— BEGIN —
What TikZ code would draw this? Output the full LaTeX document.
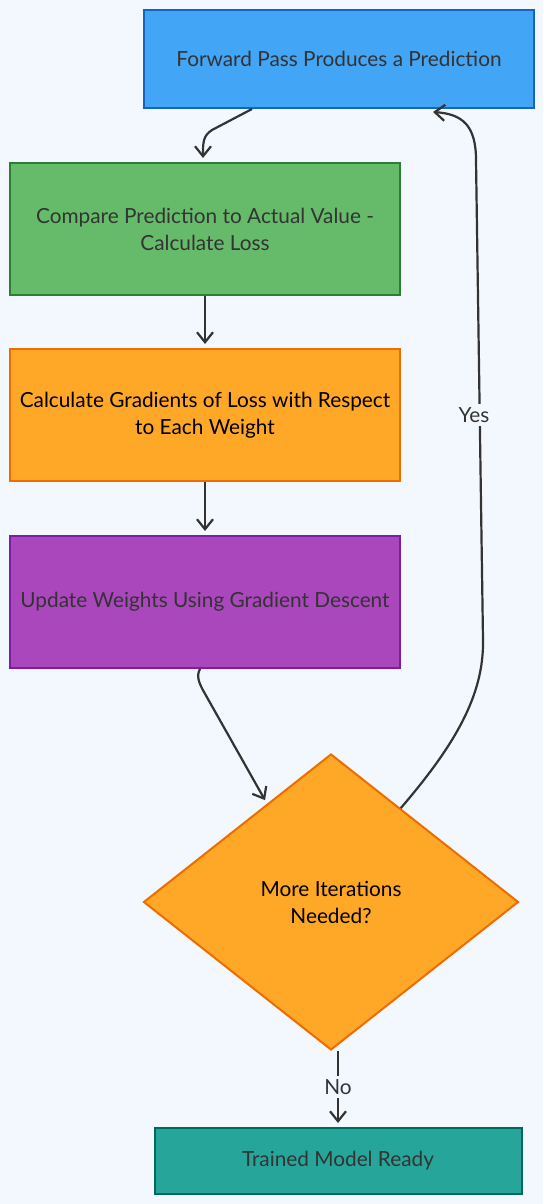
\documentclass[tikz,border=0pt]{standalone}
\usepackage{fontspec}
\setmainfont{Lato}
\usetikzlibrary{shapes.geometric,arrows.meta,calc}
\definecolor{bgcol}{HTML}{F3F8FE}
\definecolor{inkcol}{HTML}{333333}
\definecolor{bluefill}{HTML}{42A5F5}
\definecolor{blueline}{HTML}{1565C0}
\definecolor{greenfill}{HTML}{66BB6A}
\definecolor{greenline}{HTML}{2E7D32}
\definecolor{orangefill}{HTML}{FFA726}
\definecolor{orangeline}{HTML}{EF6C00}
\definecolor{purplefill}{HTML}{AB47BC}
\definecolor{purpleline}{HTML}{7B1FA2}
\definecolor{tealfill}{HTML}{26A69A}
\definecolor{tealline}{HTML}{00695C}
\begin{document}
\begin{tikzpicture}[
			x=0.5pt, y=-0.5pt,
			every node/.style={font=\fontsize{10.4}{13.5}\selectfont, text=inkcol},
			stagebox/.style={draw, line width=1pt, rectangle, align=center,
				minimum width=195pt, minimum height=66pt, inner sep=2pt},
			choice/.style={draw, line width=1pt, diamond, align=center,
				minimum width=187.5pt, minimum height=148pt, inner sep=0pt},
			flow/.style={draw=inkcol, line width=1.1pt,
				-{Straight Barb[length=5pt,width=8pt]}},
			answer/.style={fill=bgcol, inner sep=1.5pt}
		]
		% Background
		\fill[bgcol] (0,0) rectangle (543,1204);
		\useasboundingbox (0,0) rectangle (543,1204);

		% Nodes
		\node[stagebox, fill=bluefill, draw=blueline, minimum height=49pt] (fwd) at (339,59) {Forward Pass Produces a Prediction};
		\node[stagebox, fill=greenfill, draw=greenline] (cmp) at (205,229) {Compare Prediction to Actual Value -\\Calculate Loss};
		\node[stagebox, fill=orangefill, draw=orangeline, text=black] (grad) at (205,415) {Calculate Gradients of Loss with Respect\\to Each Weight};
		\node[stagebox, fill=purplefill, draw=purpleline] (upd) at (205,602) {Update Weights Using Gradient Descent};
		\node[choice, fill=orangefill, draw=orangeline, text=black] (more) at (331,902) {More Iterations\\Needed?};
		\node[stagebox, fill=tealfill, draw=tealline, minimum width=183.5pt, minimum height=33pt] (done) at (338,1161) {Trained Model Ready};

		% Connections
		\draw[flow] ($(fwd.south)+(-87,0)$) -- (212,130) .. controls (203,136) and (203,142) .. ($(cmp.north)+(-2,-4)$);
		\draw[flow] (cmp) -- ($(grad.north)+(0,-4)$);
		\draw[flow] (grad) -- ($(upd.north)+(0,-4)$);
		\draw[flow] ($(upd.south)+(-5,0)$) .. controls (196,676) and (199,683) .. (204,692) -- ($(more.north)!0.35!(more.west)+(0,-5)$);
		\draw[flow] ($(more.north)!0.37!(more.east)$) .. controls (455,745) and (484,695) .. (483,640)
			-- (476,160) .. controls (476,125) and (462,114) .. ($(fwd.south)+(94,3)$);
		\node[answer] (yeslbl) at (474,415) {Yes};
		\draw[flow] ($(more.south)+(7,0)$) -- ($(done.north)+(0,-4)$) node[answer, midway] (nolbl) {No};
	\end{tikzpicture}
\end{document}
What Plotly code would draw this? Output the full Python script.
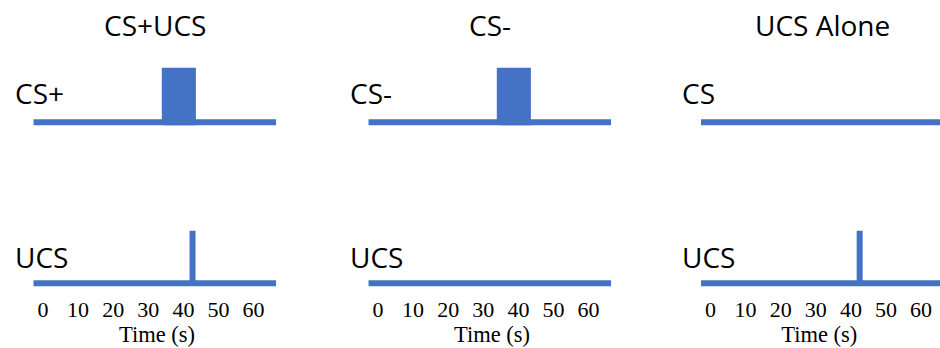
— END —
Repeat all the data as it stands, dropping any images it holds.

What TikZ code would draw this? Output the full LaTeX document.
\documentclass[tikz,border=0pt]{standalone}
\usepackage{fontspec}
\setmainfont{Lato}
\usetikzlibrary{shapes.geometric,arrows.meta,calc}
\definecolor{bgcol}{HTML}{F3F8FE}
\definecolor{inkcol}{HTML}{333333}
\definecolor{bluefill}{HTML}{42A5F5}
\definecolor{blueline}{HTML}{1565C0}
\definecolor{greenfill}{HTML}{66BB6A}
\definecolor{greenline}{HTML}{2E7D32}
\definecolor{orangefill}{HTML}{FFA726}
\definecolor{orangeline}{HTML}{EF6C00}
\definecolor{purplefill}{HTML}{AB47BC}
\definecolor{purpleline}{HTML}{7B1FA2}
\definecolor{tealfill}{HTML}{26A69A}
\definecolor{tealline}{HTML}{00695C}
\begin{document}
\begin{tikzpicture}[
			x=0.5pt, y=-0.5pt,
			every node/.style={font=\fontsize{10.4}{13.5}\selectfont, text=inkcol},
			stagebox/.style={draw, line width=1pt, rectangle, align=center,
				minimum width=195pt, minimum height=66pt, inner sep=2pt},
			choice/.style={draw, line width=1pt, diamond, align=center,
				minimum width=187.5pt, minimum height=148pt, inner sep=0pt},
			flow/.style={draw=inkcol, line width=1.1pt,
				-{Straight Barb[length=5pt,width=8pt]}},
			answer/.style={fill=bgcol, inner sep=1.5pt}
		]
		% Background
		\fill[bgcol] (0,0) rectangle (543,1204);
		\useasboundingbox (0,0) rectangle (543,1204);

		% Nodes
		\node[stagebox, fill=bluefill, draw=blueline, minimum height=49pt] (fwd) at (339,59) {Forward Pass Produces a Prediction};
		\node[stagebox, fill=greenfill, draw=greenline] (cmp) at (205,229) {Compare Prediction to Actual Value -\\Calculate Loss};
		\node[stagebox, fill=orangefill, draw=orangeline, text=black] (grad) at (205,415) {Calculate Gradients of Loss with Respect\\to Each Weight};
		\node[stagebox, fill=purplefill, draw=purpleline] (upd) at (205,602) {Update Weights Using Gradient Descent};
		\node[choice, fill=orangefill, draw=orangeline, text=black] (more) at (331,902) {More Iterations\\Needed?};
		\node[stagebox, fill=tealfill, draw=tealline, minimum width=183.5pt, minimum height=33pt] (done) at (338,1161) {Trained Model Ready};

		% Connections
		\draw[flow] ($(fwd.south)+(-87,0)$) -- (212,130) .. controls (203,136) and (203,142) .. ($(cmp.north)+(-2,-4)$);
		\draw[flow] (cmp) -- ($(grad.north)+(0,-4)$);
		\draw[flow] (grad) -- ($(upd.north)+(0,-4)$);
		\draw[flow] ($(upd.south)+(-5,0)$) .. controls (196,676) and (199,683) .. (204,692) -- ($(more.north)!0.35!(more.west)+(0,-5)$);
		\draw[flow] ($(more.north)!0.37!(more.east)$) .. controls (455,745) and (484,695) .. (483,640)
			-- (476,160) .. controls (476,125) and (462,114) .. ($(fwd.south)+(94,3)$);
		\node[answer] (yeslbl) at (474,415) {Yes};
		\draw[flow] ($(more.south)+(7,0)$) -- ($(done.north)+(0,-4)$) node[answer, midway] (nolbl) {No};
	\end{tikzpicture}
\end{document}
What Plotly code would draw this? Output the full Python script.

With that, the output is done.